• Task details
Reproduce the listing below word for word, with no pictures.
• • • •
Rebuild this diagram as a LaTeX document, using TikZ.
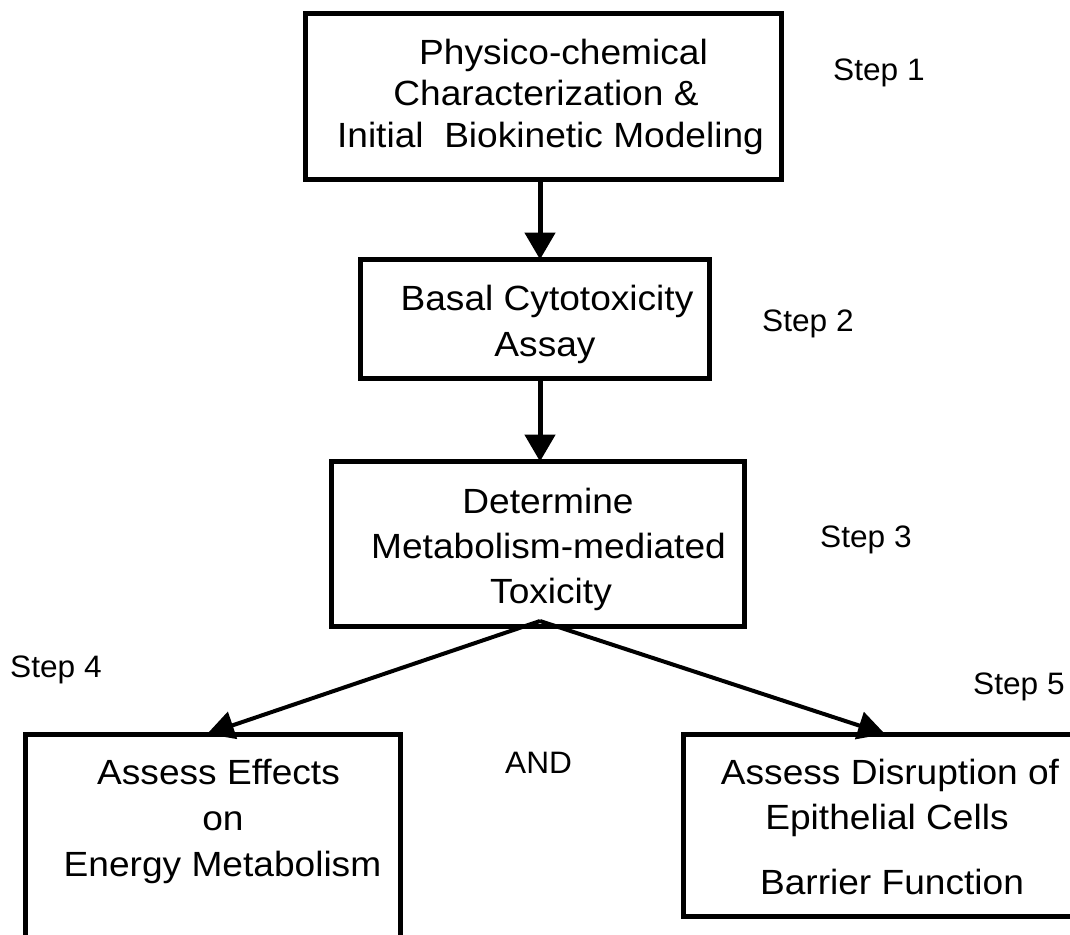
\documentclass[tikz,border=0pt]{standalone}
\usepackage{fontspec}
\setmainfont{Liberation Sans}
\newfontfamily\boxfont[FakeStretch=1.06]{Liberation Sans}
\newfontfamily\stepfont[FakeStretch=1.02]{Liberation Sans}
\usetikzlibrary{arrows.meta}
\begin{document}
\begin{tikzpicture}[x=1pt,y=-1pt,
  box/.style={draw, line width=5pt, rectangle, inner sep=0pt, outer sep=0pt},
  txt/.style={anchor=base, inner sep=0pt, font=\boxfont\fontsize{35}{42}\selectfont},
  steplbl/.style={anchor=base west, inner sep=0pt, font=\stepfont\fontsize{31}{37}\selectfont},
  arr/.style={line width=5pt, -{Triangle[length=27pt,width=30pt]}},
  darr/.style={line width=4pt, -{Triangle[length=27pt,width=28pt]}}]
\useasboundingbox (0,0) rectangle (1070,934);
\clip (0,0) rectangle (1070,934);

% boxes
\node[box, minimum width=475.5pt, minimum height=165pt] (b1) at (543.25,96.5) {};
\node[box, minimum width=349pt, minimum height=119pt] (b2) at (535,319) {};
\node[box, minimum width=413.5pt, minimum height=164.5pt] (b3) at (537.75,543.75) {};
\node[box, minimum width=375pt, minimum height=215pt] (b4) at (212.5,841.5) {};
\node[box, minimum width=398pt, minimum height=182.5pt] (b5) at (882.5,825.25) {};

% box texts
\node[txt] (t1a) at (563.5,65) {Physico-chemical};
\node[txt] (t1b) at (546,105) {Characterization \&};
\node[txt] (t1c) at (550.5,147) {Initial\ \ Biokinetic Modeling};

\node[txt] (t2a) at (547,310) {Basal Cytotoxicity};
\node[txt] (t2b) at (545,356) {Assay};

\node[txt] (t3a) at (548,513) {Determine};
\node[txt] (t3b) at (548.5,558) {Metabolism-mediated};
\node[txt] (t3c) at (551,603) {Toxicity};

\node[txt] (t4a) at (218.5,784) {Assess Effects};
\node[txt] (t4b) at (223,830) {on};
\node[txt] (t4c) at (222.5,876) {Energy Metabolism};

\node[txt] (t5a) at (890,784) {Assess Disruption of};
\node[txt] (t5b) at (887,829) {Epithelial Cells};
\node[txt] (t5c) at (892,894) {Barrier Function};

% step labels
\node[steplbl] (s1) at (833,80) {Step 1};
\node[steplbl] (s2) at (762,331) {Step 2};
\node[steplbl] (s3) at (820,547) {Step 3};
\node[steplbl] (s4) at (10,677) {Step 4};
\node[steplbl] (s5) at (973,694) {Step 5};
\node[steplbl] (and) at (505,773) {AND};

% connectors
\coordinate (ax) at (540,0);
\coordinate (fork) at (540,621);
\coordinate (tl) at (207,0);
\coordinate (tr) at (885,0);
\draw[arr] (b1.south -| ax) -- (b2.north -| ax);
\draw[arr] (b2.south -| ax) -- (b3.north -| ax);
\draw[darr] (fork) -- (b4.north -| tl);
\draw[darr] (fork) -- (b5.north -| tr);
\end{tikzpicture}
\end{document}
• • • •
• The answer
Rebuild this diagram as a LaTeX document, using TikZ.
\documentclass[tikz,border=0pt]{standalone}
\usepackage{fontspec}
\setmainfont{Liberation Sans}
\newfontfamily\boxfont[FakeStretch=1.06]{Liberation Sans}
\newfontfamily\stepfont[FakeStretch=1.02]{Liberation Sans}
\usetikzlibrary{arrows.meta}
\begin{document}
\begin{tikzpicture}[x=1pt,y=-1pt,
  box/.style={draw, line width=5pt, rectangle, inner sep=0pt, outer sep=0pt},
  txt/.style={anchor=base, inner sep=0pt, font=\boxfont\fontsize{35}{42}\selectfont},
  steplbl/.style={anchor=base west, inner sep=0pt, font=\stepfont\fontsize{31}{37}\selectfont},
  arr/.style={line width=5pt, -{Triangle[length=27pt,width=30pt]}},
  darr/.style={line width=4pt, -{Triangle[length=27pt,width=28pt]}}]
\useasboundingbox (0,0) rectangle (1070,934);
\clip (0,0) rectangle (1070,934);

% boxes
\node[box, minimum width=475.5pt, minimum height=165pt] (b1) at (543.25,96.5) {};
\node[box, minimum width=349pt, minimum height=119pt] (b2) at (535,319) {};
\node[box, minimum width=413.5pt, minimum height=164.5pt] (b3) at (537.75,543.75) {};
\node[box, minimum width=375pt, minimum height=215pt] (b4) at (212.5,841.5) {};
\node[box, minimum width=398pt, minimum height=182.5pt] (b5) at (882.5,825.25) {};

% box texts
\node[txt] (t1a) at (563.5,65) {Physico-chemical};
\node[txt] (t1b) at (546,105) {Characterization \&};
\node[txt] (t1c) at (550.5,147) {Initial\ \ Biokinetic Modeling};

\node[txt] (t2a) at (547,310) {Basal Cytotoxicity};
\node[txt] (t2b) at (545,356) {Assay};

\node[txt] (t3a) at (548,513) {Determine};
\node[txt] (t3b) at (548.5,558) {Metabolism-mediated};
\node[txt] (t3c) at (551,603) {Toxicity};

\node[txt] (t4a) at (218.5,784) {Assess Effects};
\node[txt] (t4b) at (223,830) {on};
\node[txt] (t4c) at (222.5,876) {Energy Metabolism};

\node[txt] (t5a) at (890,784) {Assess Disruption of};
\node[txt] (t5b) at (887,829) {Epithelial Cells};
\node[txt] (t5c) at (892,894) {Barrier Function};

% step labels
\node[steplbl] (s1) at (833,80) {Step 1};
\node[steplbl] (s2) at (762,331) {Step 2};
\node[steplbl] (s3) at (820,547) {Step 3};
\node[steplbl] (s4) at (10,677) {Step 4};
\node[steplbl] (s5) at (973,694) {Step 5};
\node[steplbl] (and) at (505,773) {AND};

% connectors
\coordinate (ax) at (540,0);
\coordinate (fork) at (540,621);
\coordinate (tl) at (207,0);
\coordinate (tr) at (885,0);
\draw[arr] (b1.south -| ax) -- (b2.north -| ax);
\draw[arr] (b2.south -| ax) -- (b3.north -| ax);
\draw[darr] (fork) -- (b4.north -| tl);
\draw[darr] (fork) -- (b5.north -| tr);
\end{tikzpicture}
\end{document}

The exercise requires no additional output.